Borrowers dropped in loan modification program
Almost half the borrowers who went into the federal loan modification program have been dropped for various reasons, with the majority of them working out their mortgage problems outside the government's plan, according to reports released Friday.
From the program's April 2009 inception through July, almost 1.5 million borrowers were eligible, and of the 1.3 million trial loan modifications started, almost 617,000 were terminated, said the Treasury Department and Housing and Urban Development departments.
The latest breakdown of canceled trials, which goes through the end of June, shows 45 percent of borrowers got alternative modifications, largely in-house programs offered by lenders and loan servicers.

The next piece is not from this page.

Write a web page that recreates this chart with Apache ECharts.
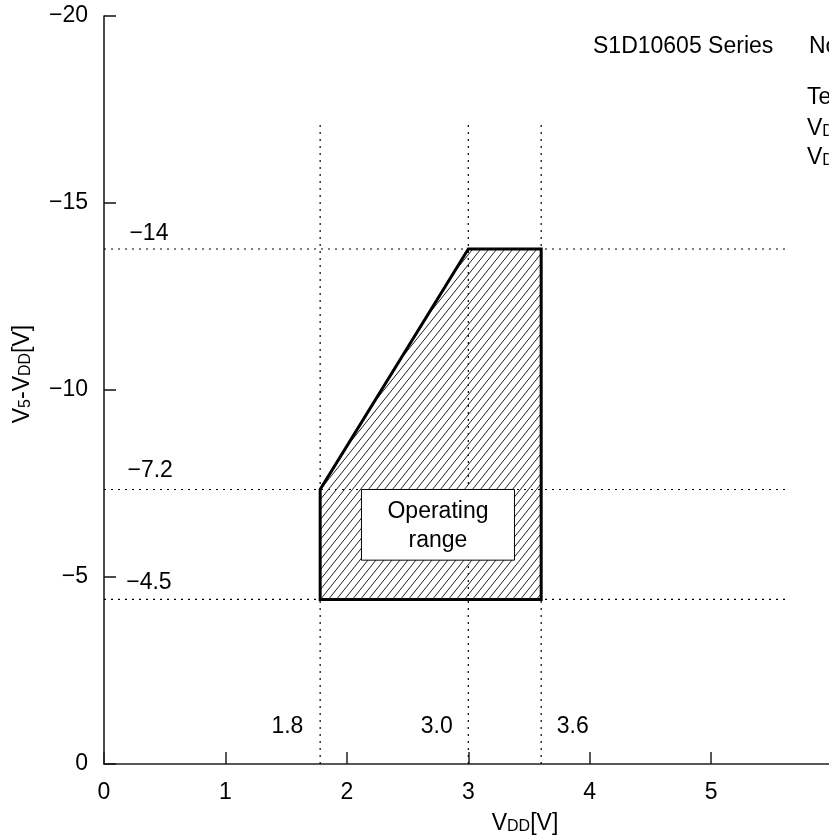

But 30 percent of borrowers cut from the federal program were still awaiting some action from the lender or servicer, reports said, and 10 percent went into the foreclosure process.
In most of the remaining cases, borrowers handed lenders the deeds to their homes, sold their houses as "short sales," in which the lender or investor agrees to be shorted of the money owed, or had their homes taken back by lenders.
"They either didn't qualify in the first place or they were not making the payments they're required to make in the trial period or they decided to drop out," said Herb Allison, Treasury's assistant secretary for financial stability. So far, about 435,000 homeowners have received permanent loan modifications, the reports said.
Data show the New York region, which includes Long Island, northern New Jersey and part of Pennsylvania, was second among metro areas in modification activity: 16,678 trials and 24,615 permanent changes.